I agree, but I DO like the APC. $50 at Trade It and it'll run all of my equipment off of the battery for several minutes!!!
I assume that the amps in the BM5As are TC Electronics...? I'm not sure, but they *are *able to more than handle reference levels without a hint of strain. Overall, I am quite happy with them! I played Amused to Death (Roger Waters) in stereo and my girlfriend thought that it was in surround. I guess that I'm trying to state that they image quite well.
Thanks to all!! I DO think I'll try to pick-up a better center...no hurry though. I think that a better copy of Amused to Death will come first; my ex has my super bit copy AND the lp.:explode:


----------



## Jungle Jack (Jul 28, 2009)

wgmontgomery said:


> I agree, but I DO like the APC. $50 at Trade It and it'll run all of my equipment off of the battery for several minutes!!!
> I assume that the amps in the BM5As are TC Electronics...? I'm not sure, but they *are *able to more than handle reference levels without a hint of strain. Overall, I am quite happy with them! I played Amused to Death (Roger Waters) in stereo and my girlfriend thought that it was in surround. I guess that I'm trying to state that they image quite well.
> Thanks to all!! I DO think I'll try to pick-up a better center...no hurry though. I think that a better copy of Amused to Death will come first; my ex has my super bit copy AND the lp.:explode:


Hello,
Having Battery Backup really can save a Components life if while doing a Firmware Update the Power Goes off you have a real chance of bricking an AVR, PS3, BDP, et al. If you lose Power while an Update is occurring, I would disconnect every other Cable going into the UPS other than the Component being Updated to give the greatest possible reserves for that Component. It is also why I never do FW Updates when the Weather looks bad.
Cheers,
JJ


----------



## GranteedEV (Aug 8, 2010)

wgmontgomery said:


> I agree, but I DO like the APC. $50 at Trade It and it'll run all of my equipment off of the battery for several minutes!!!
> I assume that the amps in the BM5As are TC Electronics...? I'm not sure, but they *are *able to more than handle reference levels without a hint of strain. Overall, I am quite happy with them! I played Amused to Death (Roger Waters) in stereo and my girlfriend thought that it was in surround. I guess that I'm trying to state that they image quite well.
> Thanks to all!! I DO think I'll try to pick-up a better center...no hurry though. I think that a better copy of Amused to Death will come first; my ex has my super bit copy AND the lp.:explode:


APC and Tripplite make some great UPS etc modules. No snake oil claims either.


----------



## Jungle Jack (Jul 28, 2009)

GranteedEV said:


> APC and Tripplite make some great UPS etc modules. No snake oil claims either.


Hello,
Those are the 2 UPS Companies that I am familiar with. I have never heard of the BM5A, but from all descriptions it appeared to be an UPS.
Cheers,
JJ


----------



## GranteedEV (Aug 8, 2010)

Jungle Jack said:


> I have never heard of the BM5A, but from all descriptions it appeared to be an UPS.
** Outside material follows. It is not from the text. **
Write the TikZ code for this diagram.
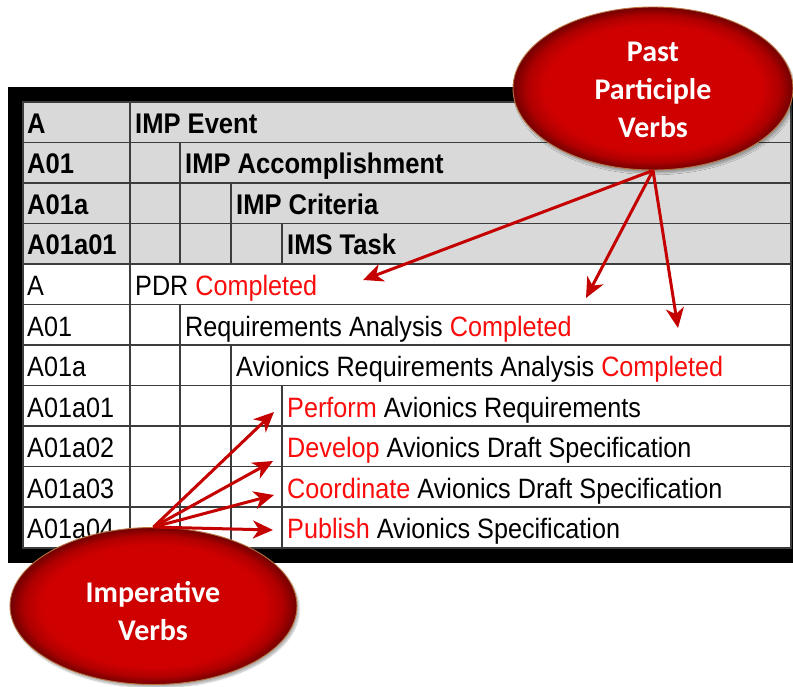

The BM5A is a Dynaudio Active Monitor :wave:


----------



## Jungle Jack (Jul 28, 2009)

D'oh! While I am a huge fan of Dynaudio, I am not to up on their Professional Audio Model nomenclature. Do feel like an idiot nonetheless.


----------



## needspeed52 (Aug 2, 2008)

Jungle Jack said:


> D'oh! While I am a huge fan of Dynaudio, I am not to up on their Professional Audio Model nomenclature. Do feel like an idiot nonetheless.


Jack my friend, you are human and we all are prone to make a mistake once in awhile, do not say that you feel like an idiot, you are far removed from that, being idiotic is a way of life for some, a category of which you do not belong.
Cheers to you. Jeff


----------



## Jungle Jack (Jul 28, 2009)

Gracias Amigo..


----------



## needspeed52 (Aug 2, 2008)

Jungle Jack said:


> Gracias Amigo..



Por nada mi amigo....


----------